I took part in one of the Wise Words Festival’s writing workshops a couple of weeks ago. I thought it would be fun (it was), I thought it would be interesting (it was) and I thought that I might get some writing out of it (I did). What I didn’t expect was that I’d be reminded of something so fundamental that I can’t believe I’d forgotten it.
The wonderful Sarah Salway had us all gathered around a bench in the garden and we began by doing some free writing, the kind of thing I do fairly often. But then we began a more structured exercise, focussing on our surroundings and listing anything that impacted on our senses. Between us we soon built a huge long list of concrete ‘things’ that were in the park. (On a side note, it was interesting to see which senses were predominant; sight and sound registered most with the group).
Sarah set us the task of coming up with metaphors for some of the objects. While trying to think of creative and imaginative metaphors, I started to struggle to think of ANY metaphors that seemed even vaguely appropriate.
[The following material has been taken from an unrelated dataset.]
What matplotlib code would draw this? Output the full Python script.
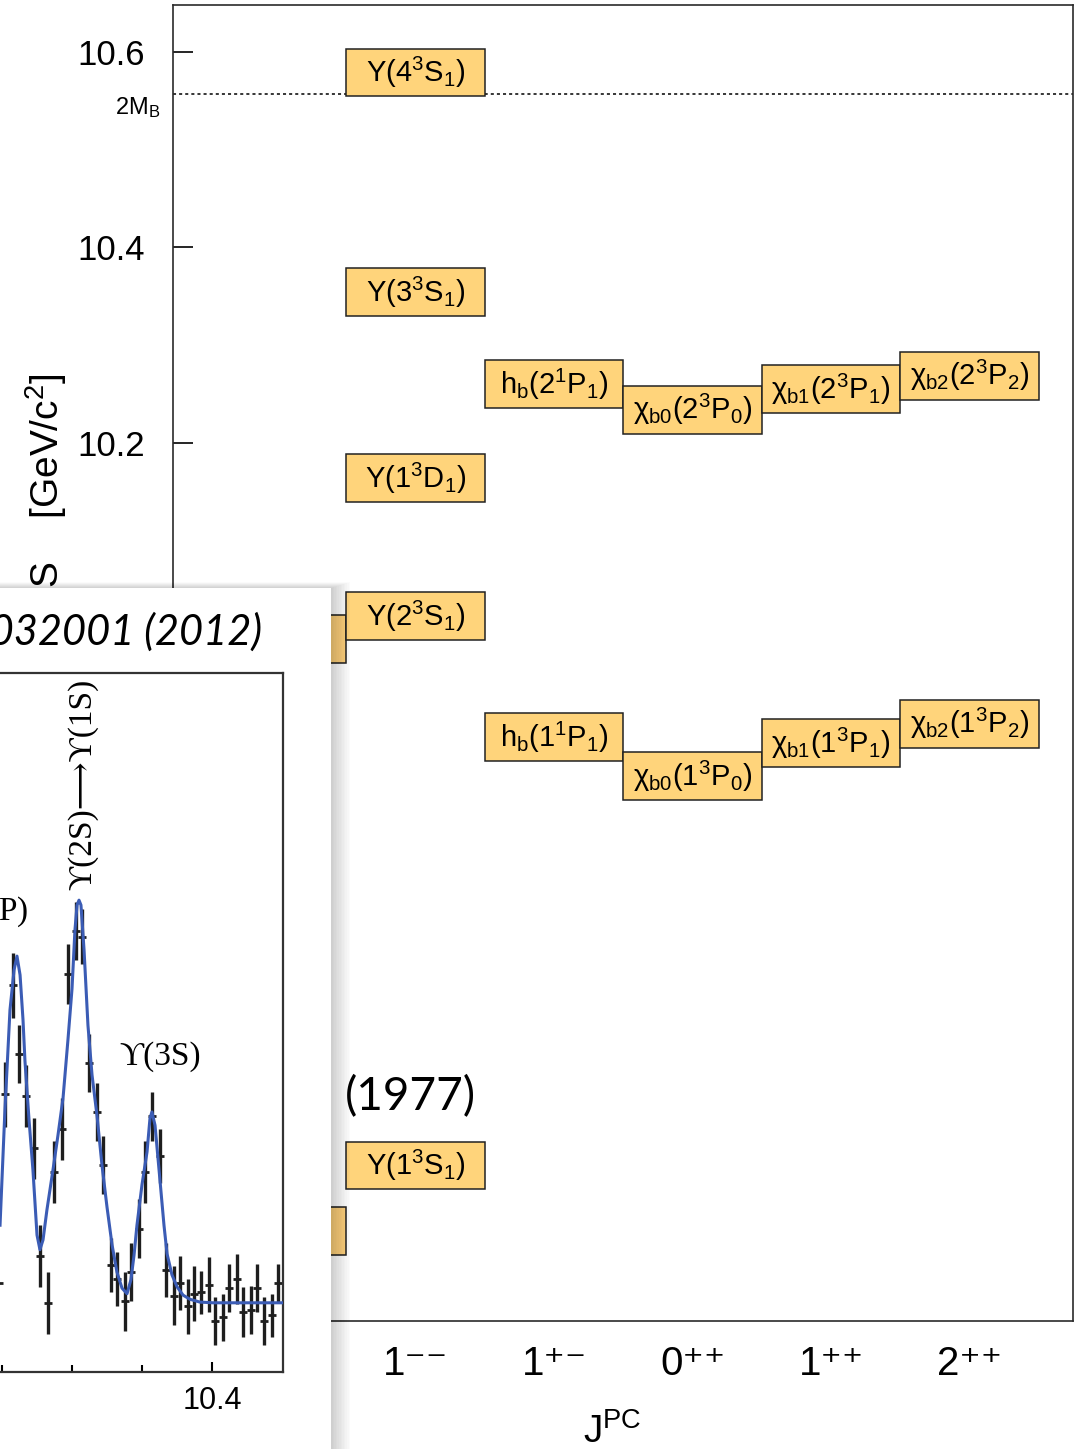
import matplotlib
matplotlib.use("Agg")
import matplotlib.pyplot as plt
from matplotlib.patches import Rectangle

plt.rcParams["font.family"] = ["Liberation Sans", "DejaVu Sans"]
plt.rcParams["mathtext.default"] = "regular"

W, H = 1085, 1449  # output size in pixels (dpi 100)

# --- bottomonium level diagram ---
jpc_pos = [-1, 0, 1, 2, 3, 4]
jpc_labels = ["0⁻⁺", "1⁻⁻", "1⁺⁻", "0⁺⁺", "1⁺⁺", "2⁺⁺"]

state_names = [
    "η$_b$(1$^1$S$_0$)", "η$_b$(2$^1$S$_0$)",
    "Υ(1$^3$S$_1$)", "Υ(2$^3$S$_1$)", "Υ(1$^3$D$_1$)", "Υ(3$^3$S$_1$)", "Υ(4$^3$S$_1$)",
    "h$_b$(1$^1$P$_1$)", "h$_b$(2$^1$P$_1$)",
    "χ$_{b0}$(1$^3$P$_0$)", "χ$_{b0}$(2$^3$P$_0$)",
    "χ$_{b1}$(1$^3$P$_1$)", "χ$_{b1}$(2$^3$P$_1$)",
    "χ$_{b2}$(1$^3$P$_2$)", "χ$_{b2}$(2$^3$P$_2$)",
]
state_col = [-1, -1, 0, 0, 0, 0, 0, 1, 1, 2, 2, 3, 3, 4, 4]
state_mass = [9.394, 9.9995, 9.461, 10.023, 10.164, 10.3545, 10.579,
              9.899, 10.260, 9.859, 10.234, 9.893, 10.255, 9.913, 10.269]

threshold_2mb = 10.557
mass_ticks = [9.4, 9.6, 9.8, 10.0, 10.2, 10.4, 10.6]

# --- inset: missing-mass spectrum (arbitrary units) ---
spec_x = [10.2475, 10.2525, 10.2575, 10.2625, 10.2675, 10.2725, 10.2775, 10.2825,
          10.2875, 10.2925, 10.2975, 10.3025, 10.3075, 10.3125, 10.3175, 10.3225,
          10.3275, 10.3325, 10.3375, 10.3425, 10.3475, 10.3525, 10.3575, 10.3625,
          10.3675, 10.3725, 10.3775, 10.3825, 10.3875, 10.3925, 10.3975, 10.4025,
          10.4075, 10.4125, 10.4175, 10.4225, 10.4275, 10.4325, 10.4375, 10.4425,
          10.4475]
spec_y = [12.7, 39.7, 55.3, 45.5, 39.5, 32.0, 16.6, 9.9,
          28.6, 34.8, 56.9, 63.1, 62.3, 44.2, 37.2, 29.6,
          15.3, 13.3, 10.1, 14.3, 20.5, 28.6, 36.6, 30.9,
          14.6, 10.9, 12.7, 9.4, 11.2, 11.4, 12.5, 7.3,
          7.8, 12.0, 13.3, 8.6, 8.9, 12.0, 7.3, 8.1,
          12.7]
spec_err = [5.2, 4.7, 4.7, 4.2, 4.4, 4.4, 4.4, 4.4,
            4.4, 4.4, 4.3, 4.2, 3.9, 4.2, 4.2, 4.2,
            3.9, 3.9, 4.2, 4.2, 4.2, 4.4, 3.5, 3.9,
            3.9, 4.2, 3.9, 3.9, 3.9, 3.1, 3.9, 3.4,
            3.4, 3.4, 3.6, 3.6, 3.4, 3.4, 3.4, 3.1,
            2.8]
fit_x = [10.2486, 10.2521, 10.2557, 10.2586, 10.2607, 10.2629, 10.2650, 10.2664,
         10.2693, 10.2721, 10.2750, 10.2771, 10.2793, 10.2821, 10.2864, 10.2900,
         10.2936, 10.2971, 10.3000, 10.3021, 10.3036, 10.3050, 10.3064, 10.3086,
         10.3114, 10.3143, 10.3179, 10.3214, 10.3250, 10.3286, 10.3321, 10.3357,
         10.3393, 10.3421, 10.3443, 10.3464, 10.3500, 10.3536, 10.3557, 10.3571,
         10.3593, 10.3629, 10.3657, 10.3679, 10.3714, 10.3750, 10.3793, 10.3843,
         10.3914, 10.4007, 10.4507]
fit_y = [21.0, 37.5, 51.8, 57.5, 59.5, 56.8, 50.4, 44.5,
         36.1, 28.9, 19.6, 17.5, 18.9, 23.2, 28.9, 33.9,
         39.2, 47.5, 54.8, 63.2, 66.8, 67.5, 66.8, 60.4,
         49.6, 42.5, 36.6, 29.6, 23.6, 18.2, 14.3, 12.0,
         11.2, 13.2, 16.7, 21.0, 26.8, 31.5, 36.3, 37.2,
         35.3, 27.3, 21.0, 16.9, 13.9, 12.2, 11.0, 10.4,
         10.0, 9.9, 9.9]


def fig_box(left, top, right, bottom):
    """pixel box (y down) -> figure-fraction rect"""
    return [left / W, 1 - bottom / H, (right - left) / W, (bottom - top) / H]


fig = plt.figure(figsize=(W / 100, H / 100), dpi=100)

# ---------------- main level diagram ----------------
ax = fig.add_axes(fig_box(173, 5, 1073, 1321))
ax.set_xlim(-1.751, 4.747)
ax.set_ylim(9.302, 10.648)
for s in ax.spines.values():
    s.set_linewidth(1.2)
    s.set_color("#2a2a2a")

box_h = 0.049
for name, col, m in zip(state_names, state_col, state_mass):
    ax.add_patch(Rectangle((col - 0.5, m - box_h / 2), 1.0, box_h,
                           fc="#ffd47b", ec="#222222", lw=1.1, zorder=3))
    ax.text(col, m, name, ha="center", va="center", fontsize=21, zorder=4)

ax.axhline(threshold_2mb, color="k", ls=(0, (2, 2)), lw=1.1, zorder=2)
ax.annotate("2M$_B$", xy=(0, threshold_2mb), xycoords=("axes fraction", "data"),
            xytext=(-9, -1), textcoords="offset points",
            ha="right", va="top", fontsize=17)

ax.set_yticks(mass_ticks, [f"{v:.1f}" for v in mass_ticks])
ax.tick_params(axis="y", direction="in", length=14.4, width=1.2,
               labelsize=25, pad=20, right=False)
ax.set_xticks(jpc_pos, jpc_labels)
ax.tick_params(axis="x", length=0, labelsize=29, pad=17, top=False)

fig.text(46 / W, 1 - 373 / H, "MASS    [GeV/c$^2$]", rotation=90,
         ha="center", va="top", fontsize=28)
fig.text(612 / W, 1 - 1432 / H, "J$^{PC}$", ha="center", va="center", fontsize=28)
fig.text(345 / W, 1 - 1097 / H, "(1977)", family=["Lato", "DejaVu Sans"],
         fontsize=33, ha="left", va="center")

# ---------------- pasted inset panel with shadow ----------------
ov = fig.add_axes([0, 0, 1, 1])
ov.set_xlim(0, W)
ov.set_ylim(H, 0)
ov.axis("off")
ov.set_zorder(5)
for k in range(1, 13):
    ov.add_patch(Rectangle((-50, 588 - 0.5 * k), 381 + 1.6 * k, 1000,
                           fc="k", alpha=0.016, lw=0))
ov.add_patch(Rectangle((-50, 588), 381, 1000, fc="white", lw=0))
ov.text(262, 632, "PRL 108, 032001 (2012)", family=["Lato", "DejaVu Sans"],
        style="italic", fontsize=30, ha="right", va="center")

sp = fig.add_axes(fig_box(-400, 673, 283, 1372))
sp.set_zorder(6)
sp.set_xlim(10.4 - 612 / 1400, 10.4 + 71 / 1400)
sp.set_ylim(0, 100)
for s in sp.spines.values():
    s.set_linewidth(1.6)
    s.set_color("#333333")
sp.set_xticks([10.0, 10.2, 10.4])
sp.set_xticks([10.05, 10.1, 10.15, 10.25, 10.3, 10.35], minor=True)
sp.set_yticks([])
sp.tick_params(axis="x", which="major", direction="in", length=7.5, width=1.5,
               labelsize=22, pad=10)
sp.tick_params(axis="x", which="minor", direction="in", length=5, width=1.5)

sp.plot(fit_x, fit_y, color="#3b5cb5", lw=2.2, zorder=3)
sp.errorbar(spec_x, spec_y, yerr=spec_err, fmt="_", color="#1e1e1e",
            ms=6, mew=2.0, elinewidth=2.4, capsize=0, zorder=2)

serif = ["Liberation Serif", "DejaVu Serif", "DejaVu Sans"]
sp.text(10.2686, 65.8, "h$_b$(2P)", family=serif, fontsize=24, ha="right", va="center")
sp.text(10.3079, 84.0, "ϒ(2S)⟶ϒ(1S)", family=serif, fontsize=24,
        rotation=90, ha="center", va="center")
sp.text(10.3629, 45.1, "ϒ(3S)", family=serif, fontsize=24, ha="center", va="center")

fig.savefig("out.png", dpi=100)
I could honestly feel the tendrils of my brain searching and stretching to find them.
Some of mine were flowers are farewell kisses, the mud is an empty promise, the grass is a whisper, the sunlight is a flicker of tomorrow.
We also generated poems using these, and played around with garden memories. At the end of the workshop we tied our poems to fences and trees around the Westgate Gardens.
It was the first time in ages I’d done these kind of exercises, and I could feel it! I had forgotten the benefit of making myself write things I wouldn’t usually, I was also reminded of the power of writing in different locations. It’s far too easy to get caught up in a ‘this is my desk where I write’ or get stuck in a comfortable way of writing, so it’s good to stretch those imaginative muscles and exercise from time to time.